**PROBLEM REQUIREMENTS:** Check each line of the listing, and copy it if it contains the word "matplotlib".

========================================

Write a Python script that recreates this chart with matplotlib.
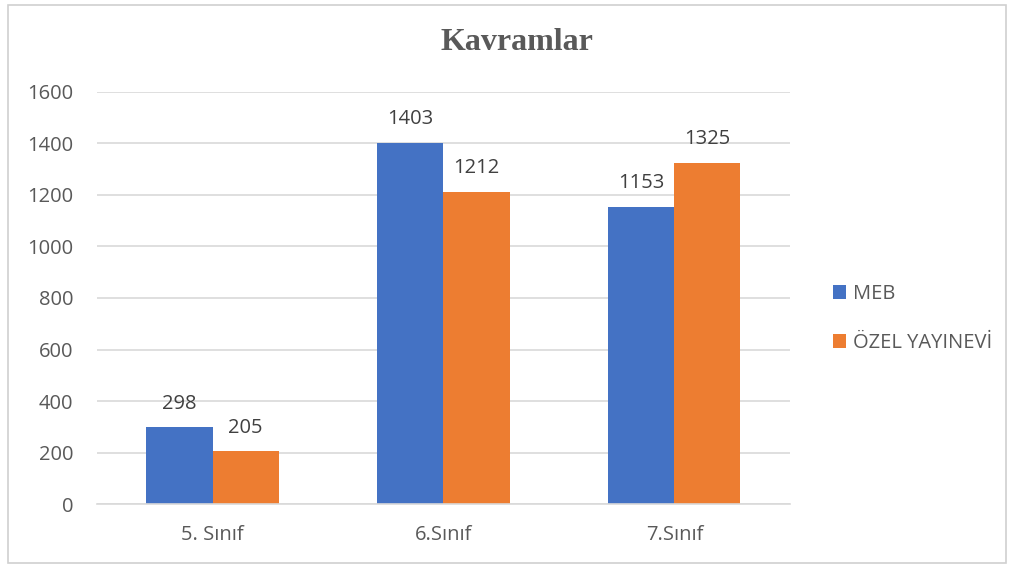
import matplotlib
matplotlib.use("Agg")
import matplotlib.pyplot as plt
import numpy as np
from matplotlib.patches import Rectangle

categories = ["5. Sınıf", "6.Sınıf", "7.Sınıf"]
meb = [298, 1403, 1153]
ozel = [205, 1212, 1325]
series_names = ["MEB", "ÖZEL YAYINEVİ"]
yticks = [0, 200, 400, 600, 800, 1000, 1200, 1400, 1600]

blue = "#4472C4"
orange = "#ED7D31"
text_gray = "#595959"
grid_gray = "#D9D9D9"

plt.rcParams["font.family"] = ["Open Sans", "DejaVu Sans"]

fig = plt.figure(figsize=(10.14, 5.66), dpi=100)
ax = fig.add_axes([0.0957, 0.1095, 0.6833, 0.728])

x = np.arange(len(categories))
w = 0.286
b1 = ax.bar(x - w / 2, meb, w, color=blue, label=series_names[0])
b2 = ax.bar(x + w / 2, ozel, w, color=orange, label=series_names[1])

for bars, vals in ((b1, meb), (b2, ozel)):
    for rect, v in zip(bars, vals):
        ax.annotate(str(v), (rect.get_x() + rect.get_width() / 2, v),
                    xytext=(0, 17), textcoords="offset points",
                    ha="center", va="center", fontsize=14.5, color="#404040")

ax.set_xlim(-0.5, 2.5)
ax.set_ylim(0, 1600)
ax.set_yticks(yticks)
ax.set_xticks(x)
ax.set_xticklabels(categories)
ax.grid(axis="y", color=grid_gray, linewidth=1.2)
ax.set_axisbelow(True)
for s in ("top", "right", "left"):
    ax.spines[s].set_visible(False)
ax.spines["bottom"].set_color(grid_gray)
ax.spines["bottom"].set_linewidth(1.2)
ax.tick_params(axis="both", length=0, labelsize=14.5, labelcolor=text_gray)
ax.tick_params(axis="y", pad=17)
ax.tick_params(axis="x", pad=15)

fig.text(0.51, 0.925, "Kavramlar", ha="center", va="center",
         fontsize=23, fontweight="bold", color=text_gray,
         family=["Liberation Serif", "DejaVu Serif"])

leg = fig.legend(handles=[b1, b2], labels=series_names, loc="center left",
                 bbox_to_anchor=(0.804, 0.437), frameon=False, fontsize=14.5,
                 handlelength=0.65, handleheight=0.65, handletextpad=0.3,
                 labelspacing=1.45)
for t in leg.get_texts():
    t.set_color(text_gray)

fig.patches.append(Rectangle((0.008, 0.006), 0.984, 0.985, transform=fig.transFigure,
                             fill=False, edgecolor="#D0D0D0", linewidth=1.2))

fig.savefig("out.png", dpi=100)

========================================

**EXPECTED ANSWER:**
Write a Python script that recreates this chart with matplotlib.
import matplotlib
matplotlib.use("Agg")
import matplotlib.pyplot as plt
from matplotlib.patches import Rectangle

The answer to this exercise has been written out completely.